With a boost from Mickey Mantle, Heritage Auctions once again topped $1.4 billion in company wide sales this year. The $1.45 billion figure was a record high for the 46-year-old Dallas-based company, which conducts auctions in over 40 different categories including coins, art, history, comics and other collectibles. It was the second straight year the company topped that $1.4 billion number in overall sales.
The total consists of approximately $1.07 billion in auction sales, with the rest constituting private sales brokered by Heritage.
Heritage Sports realized nearly $180 million in total sales, with more than $10 million of that from private sales. Last year, that figure was nearly $200 million.
In August, the company set a record for the world’s most valuable sports collectible when a newly graded SGC 9.5 1952 Topps Mickey Mantle sold for $12.6 million.
“An eight-figure auction result in the sports market was the stuff of fantasy just a decade ago,” Chris Ivy, Director of Sports Auctions at Heritage, said at the time. “We always knew this card would shatter records and expectations. But that doesn’t make it any less of a thrill to be part of an auction during which a single item breaks the eight-figure threshold for the first time.”

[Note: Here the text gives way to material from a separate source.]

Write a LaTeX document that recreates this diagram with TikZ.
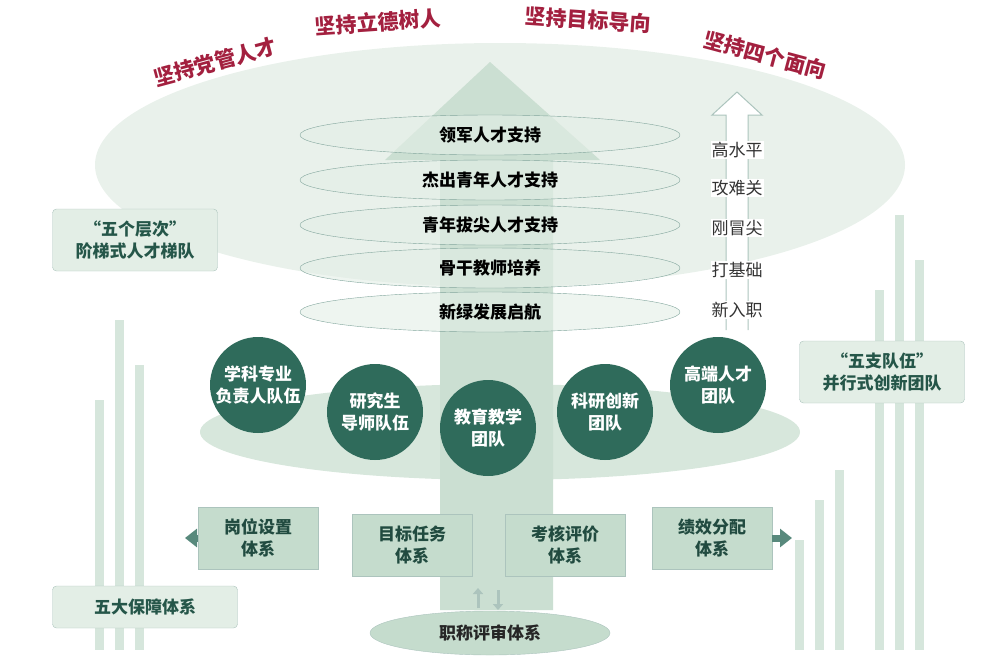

In February, the autographed jersey believed to have been worn by Mantle when he played his final game as a New York Yankee sold for $2,190,000, the highest price ever paid at auction for a Mantle jersey. In that same auction, one of seven known ticket stubs from Jackie Robinson’s big-league debut in the spring of 1947 sold for $480,000 to become the most expensive sporting-event ticket ever sold at auction.
In July, Heritage sold what had been its most valuable sports collectible: Indianapolis Colts owner and philanthropist Jim Irsay paid $6.18 million for Muhammad Ali’s World Boxing Council heavyweight championship belt, which Ali earned in his victory over George Foreman in 1974’s legendary Rumble in the Jungle.
The Mantle card, which sold in August, wasn’t the lone headline from that event, during which Babe Ruth’s game-used and signed bat dating from 1918 to 1922 sold for $1.68 million to become the most valuable game-used bat ever sold at auction.
That $1.45 billion does not include the $103.5 million realized for Russian newspaper editor Dmitry Muratov’s Nobel Peace Prize medal, which he sold through Heritage on June 21. Heritage waived its commission, and every cent raised from this momentous auction was immediately paid to UNICEF’s humanitarian response to the war in Ukraine.
“This has been a historic, headline-making year for Heritage, and I could not be more thankful for our ever-growing, increasingly younger base of client-collectors nor prouder of our thoughtful, diligent team of specialists,” stated CEO and co-founder Steve Ivy. “We’re certainly delighted every time we set a record or exceed consignors’ expectations, and it remains a thrill to connect collectors with their passions, but this year we were also able to give back in ways once unimaginable.”